Despite the political impasse currently facing Italy, the rise in government bond yields represents hard reality. Italy must do what is required to control borrowing costs if it is to avoid the threat of default. While the short-term outlook is still uncertain and prone to volatility, the medium-term outlook suggests that the status quo will remain and that the reforms already instituted with not come under pressure.
Italy's 10-year spread over Bunds hit a medium-term low in late January near 250 basis points and rallied this week to break the progression of lower rally highs. A sustained move below 300 basis points will now be required to suggest a return of investor confidence.

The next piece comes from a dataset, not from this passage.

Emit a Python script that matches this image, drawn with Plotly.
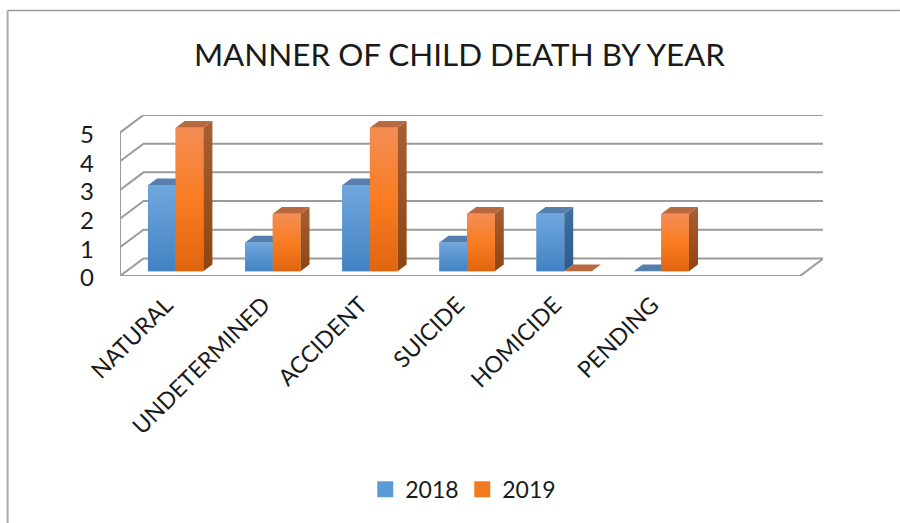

Italy has unsurprisingly experienced the most selling pressure but Spain's political situation is also prone to uncertainty. Spanish spreads hit a medium-term low in mid-January and rallied this week to break the progression of lower rally highs. A sustained move below 350 basis points will be required to check supply dominance. Portuguese spreads have a similar pattern, while Irish bonds appear to be unwinding the short-term overbought condition. Greek spreads have so far been relatively unaffected.
Against this background the potential for additional easing by the ECB has increased. The Euro Stoxx Banks Index has fallen to test the upper side of the underlying trading range and the region of the 200-day MA. A clear upward dynamic would be required to confirm support in this area.